The House Select Committee investigating the January 6 Capitol riot has “firsthand testimony” that former President Donald Trump watched the violence unfold on television instead of taking immediate action to stop the attack, Rep. Liz Cheney said on Sunday.
“We are learning much more about what former President Trump was doing while the violent assault was underway. The committee has firsthand testimony now that he was sitting in the dining room next to the Oval Office watching the attack on television as the assault on the Capitol occurred,” Cheney, vice chair of the panel, told ABC News’ George Stephanopoulos.
The Wyoming Republican called Trump’s conduct that day “a dereliction of duty.”
“We know, as you know well, that the briefing room at the White House is just a mere few steps from the Oval Office. The president could have at any moment walked those very few steps into the briefing room, gone on live television, and told his supporters who were assaulting the Capitol to stop. He could have told them to stand down. He could have told them to go home, and he failed to do so,” she said.

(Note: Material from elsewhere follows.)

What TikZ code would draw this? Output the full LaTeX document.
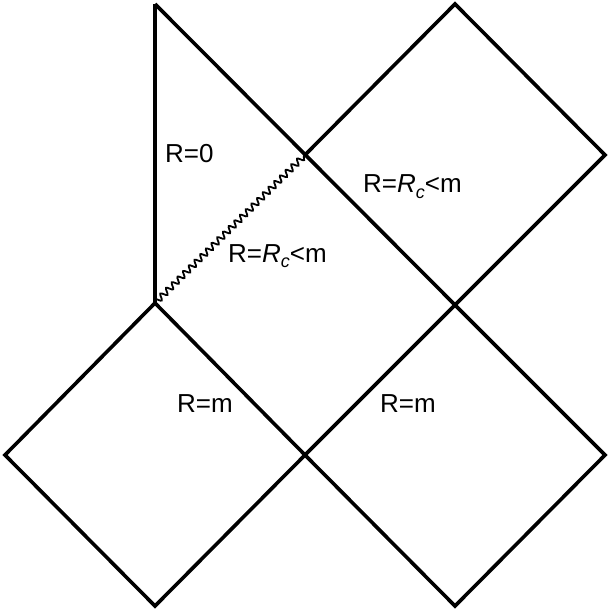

The January 6 committee also has firsthand testimony that members of Trump’s staff, including his daughter and then-White House senior advisor, Ivanka Trump, “went in at least twice to ask him to please stop this violence,” Cheney said.
Prior to the investigation’s findings, several news reports last year highlighted that Trump watched the riot on television and did not take steps to intervene.
Just five days after the riot, The Washington Post reported that Trump was glued to the TV screen as members of Congress locked down in the Capitol sought his help.
Post reporter Carol Leonnig, co-author of the book “I Alone Can Fix It,” described Trump as “almost giddy” while he watched the riot on television. Journalists Bob Woodward and Robert Costa also reported in their book “Peril” that Trump ignored pleas to step in and instead continued watching the attack on TV.
Hours afterward, Trump released a video urging his supporters to go home while also telling them: “We love you, you’re very special.” Twitter and Facebook later suspended Trump from their platforms due to further risks of violence.
“It took Trump 187 minutes to make a statement calling off the mob that attacked our Capitol,” the January 6 committee tweeted on Monday. “The former President’s dereliction of duty is cause for serious concern.”